My first career was working as a caregiver / hospice worker. Before I got into hospice I did standard CNA work. I had recently quit a job that was truly awful, confident that I could find something else quickly. Indeed, one place called me in for an interview and hired me on the spot. It was a graveyard shift in an assisted living facility. I don’t remember the details (this was probably 2000… before 9/11 anyway) but I lasted exactly one shift. What sticks in my mind is that I would have been the only person on staff during the night, which I had been told during my CNA training was against the law.
That was nearly 20 years ago and I still feel bad about quitting after 8 hours. Don’t really know why.
I once signed on with an industrial temping agency. They placed me at “Company A,” where I was to be until Company A said otherwise. Fine by me.
I must have done well, because after a couple of months, Company A decided that I had the smarts to operate an injection molding machine. They trained me, and I worked operating the injection molder for the better part of a year, all while being a temp. Then, things got slow and stuff happens, and they said, “Listen, we’re sorry about this, but try us again if you need a job. If things are better, we’d like you back.”
So the industrial temp agency, seeing that I had “molding” as a skill, sent me to Company B, which did “blow molding.” Not injection molding. The skills in operating an injection molder and a blow molder do not equate. The only thing they have in common is hot plastic. I lasted one day at the blow molder place, and was glad to get out.
Interestingly, a couple of years later, I had gone back to university, and needed a summer job. I called Company A, where I had done injection molding, and said, “I’m trying you again, like you said.” They were thrilled; they needed an injection molder, and as they basically said, “We know you’re going back to school in the fall, but you can handle things for now. We need somebody now, and we can use the summer to find somebody who is qualified for when you go back to school.”
I’m a serial volunteer. It has led me to some funky places. My big deal (other than the animal shelter) last year was the new public library. I went in, along with others and began putting the whole card catalogue on computer. It was long overdue in this little country library. Took us nearly 3 months. We got it done and the head librarian offered me a paying (not much) position. Suddenly, I did not want to be there anymore. As per my usual behaviour, I ran and didn’t look back. One of my volunteer buddies asked for the job. No dice. It was me or no one. Felt kinda bad about that. I loved the 2 cats that lived in the library. I go visit sometimes. Best non-job I never had.

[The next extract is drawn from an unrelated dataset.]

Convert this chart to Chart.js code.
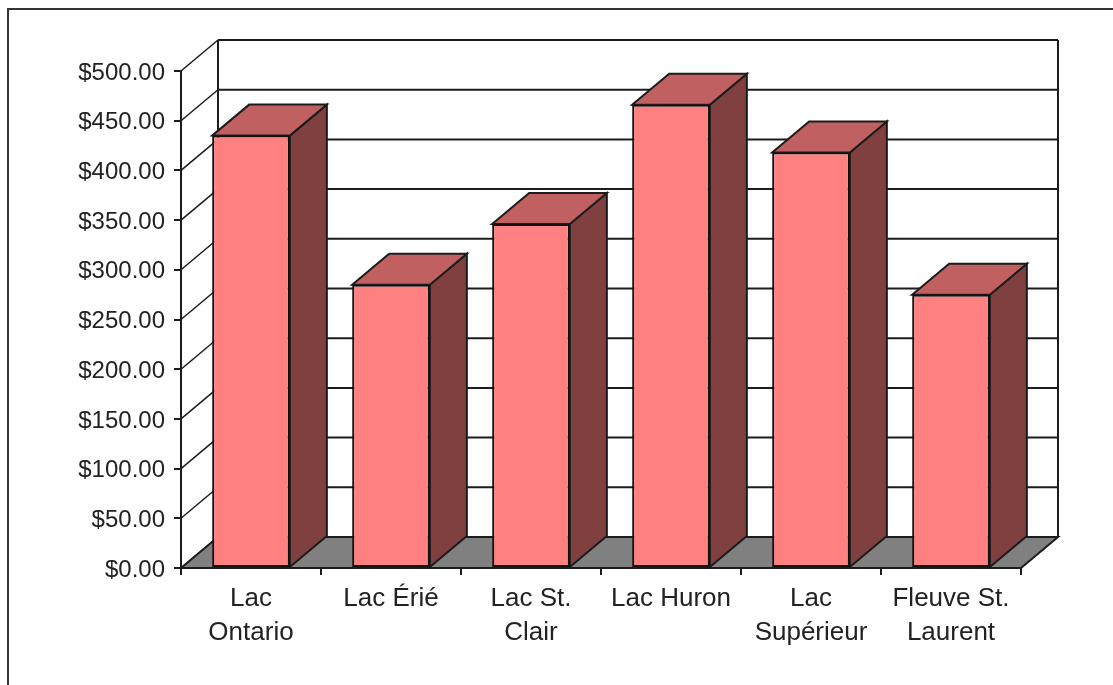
<!DOCTYPE html>
<html>
<head>
<meta charset="utf-8">
<title>Lacs</title>
<script src="https://cdn.jsdelivr.net/npm/chart.js@4/dist/chart.umd.min.js"></script>
<style>
    html, body { margin: 0; padding: 0; background: #fff; overflow: hidden; }
    canvas { display: block; }
</style>
</head>
<body>
<canvas id="barChart" width="1113" height="685"></canvas>
<script>
// Chart data
const lakeNames = [['Lac', 'Ontario'], 'Lac Érié', ['Lac St.', 'Clair'], 'Lac Huron', ['Lac', 'Supérieur'], ['Fleuve St.', 'Laurent']];
const lakeValues = [435, 285, 346, 466, 418, 275];
const valueTicks = [0, 50, 100, 150, 200, 250, 300, 350, 400, 450, 500];

// 3D look: how far the back wall sits from the front plane
const DEPTH_X = 37;
const DEPTH_Y = 31;
const LINE_COLOR = '#1c1c1c';

function polygon(ctx, points, fill) {
    ctx.beginPath();
    points.forEach((p, i) => i ? ctx.lineTo(p[0], p[1]) : ctx.moveTo(p[0], p[1]));
    ctx.closePath();
    if (fill) {
        ctx.fillStyle = fill;
        ctx.fill();
    }
    ctx.stroke();
}

// Page frame, only top and left edges show in the picture
const framePlugin = {
    id: 'frame',
    beforeDraw(chart) {
        const ctx = chart.ctx;
        ctx.save();
        ctx.strokeStyle = '#333';
        ctx.lineWidth = 2;
        ctx.beginPath();
        ctx.moveTo(8, chart.height);
        ctx.lineTo(8, 9);
        ctx.lineTo(chart.width, 9);
        ctx.stroke();
        ctx.restore();
    }
};

// Back wall, floor and the bar side/top faces. The front faces are the real bars.
const depthPlugin = {
    id: 'depth',
    beforeDatasetsDraw(chart) {
        const ctx = chart.ctx;
        const area = chart.chartArea;
        const yScale = chart.scales.y;
        const left = area.left;
        const right = area.right;
        const zeroY = yScale.getPixelForValue(0);
        const topY = yScale.getPixelForValue(valueTicks[valueTicks.length - 1]);

        ctx.save();
        ctx.strokeStyle = LINE_COLOR;
        ctx.lineJoin = 'miter';

        // gridlines on the left wall and the back wall
        valueTicks.forEach(v => {
            const y = yScale.getPixelForValue(v);
            ctx.lineWidth = 1.5;
            ctx.beginPath();
            ctx.moveTo(left, y);
            ctx.lineTo(left + DEPTH_X, y - DEPTH_Y);
            ctx.stroke();
            ctx.lineWidth = 2;
            ctx.beginPath();
            ctx.moveTo(left + DEPTH_X, y - DEPTH_Y);
            ctx.lineTo(right + DEPTH_X, y - DEPTH_Y);
            ctx.stroke();
        });

        // back wall uprights
        ctx.lineWidth = 2;
        ctx.beginPath();
        ctx.moveTo(left + DEPTH_X, zeroY - DEPTH_Y);
        ctx.lineTo(left + DEPTH_X, topY - DEPTH_Y);
        ctx.moveTo(right + DEPTH_X, zeroY - DEPTH_Y);
        ctx.lineTo(right + DEPTH_X, topY - DEPTH_Y);
        ctx.stroke();

        // floor
        polygon(ctx, [
            [left, zeroY],
            [left + DEPTH_X, zeroY - DEPTH_Y],
            [right + DEPTH_X, zeroY - DEPTH_Y],
            [right, zeroY]
        ], '#808080');

        // bar sides and tops
        chart.getDatasetMeta(0).data.forEach(bar => {
            const x0 = bar.x - bar.width / 2;
            const x1 = bar.x + bar.width / 2;
            polygon(ctx, [
                [x1, bar.base],
                [x1 + DEPTH_X, bar.base - DEPTH_Y],
                [x1 + DEPTH_X, bar.y - DEPTH_Y],
                [x1, bar.y]
            ], '#804040');
            polygon(ctx, [
                [x0, bar.y],
                [x0 + DEPTH_X, bar.y - DEPTH_Y],
                [x1 + DEPTH_X, bar.y - DEPTH_Y],
                [x1, bar.y]
            ], '#C06060');
        });
        ctx.restore();
    }
};

const fontFamily = '"Liberation Sans", Arial, sans-serif';

new Chart(document.getElementById('barChart'), {
    type: 'bar',
    data: {
        labels: lakeNames,
        datasets: [{
            data: lakeValues,
            backgroundColor: '#FF8080',
            borderColor: '#111',
            borderWidth: 2,
            borderSkipped: false,
            barPercentage: 0.555,
            categoryPercentage: 1
        }]
    },
    options: {
        responsive: false,
        animation: false,
        layout: { padding: { top: 71, right: 92, left: 0, bottom: 0 } },
        plugins: { legend: { display: false }, tooltip: { enabled: false } },
        scales: {
            x: {
                afterFit(scale) { scale.height = 117; },
                offset: true,
                border: { color: LINE_COLOR, width: 2, z: 1 },
                grid: { drawOnChartArea: false, drawTicks: true, tickLength: 7, color: LINE_COLOR, lineWidth: 2, z: 1 },
                ticks: {
                    color: '#222',
                    font: { family: fontFamily, size: 26, lineHeight: 1.31 },
                    padding: 7,
                    maxRotation: 0,
                    autoSkip: false
                }
            },
            y: {
                min: 0,
                max: 500,
                afterFit(scale) { scale.width = 181; },
                border: { color: LINE_COLOR, width: 2, z: 1 },
                grid: { drawOnChartArea: false, drawTicks: true, tickLength: 7, color: LINE_COLOR, lineWidth: 2, z: 1 },
                ticks: {
                    stepSize: 50,
                    color: '#222',
                    font: { family: fontFamily, size: 24 },
                    padding: 9,
                    labelOffset: 2,
                    callback: value => '$' + value.toFixed(2)
                }
            }
        }
    },
    plugins: [framePlugin, depthPlugin]
});
</script>
</body>
</html>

I suspect it was, too. I worked for them when I was between jobs maybe 15 years ago. I was slower than most, but not objectionably so. I was one of the their most accurate and one of the best at doing quick math in my head, so after a couple of months they wanted to make me a team leader. I found another full-time job by then so I didn’t stay on. I didn’t mind the job itself, though the schedule was crazy. Always late at night or very early, after closing or before opening.
I never had a job I really hated, though I likely dodged a bullet once. I saw an ad from a company that just said it was a fun place to work and it wasn’t a sales job, but I got suspicious when I called them and they refused to tell me over the phone exactly what it was that they did. I went to the interview anyway and discovered that the job was selling knives to friends and family. They actually called me back but I turned them down since lying about what the job entailed made the whole thing feel like a scam.
It’s a terrible job. Did it for a month while I was looking for something else. Had to drive to stores up to 100 miles away and do the most tedious, boring task I’ve ever done for hours and hours on end. The only marginally positive memory I have of that job was inventorying the back room at Victoria’s Secret and going through a box of hilariously GIGANTIC fancy panties.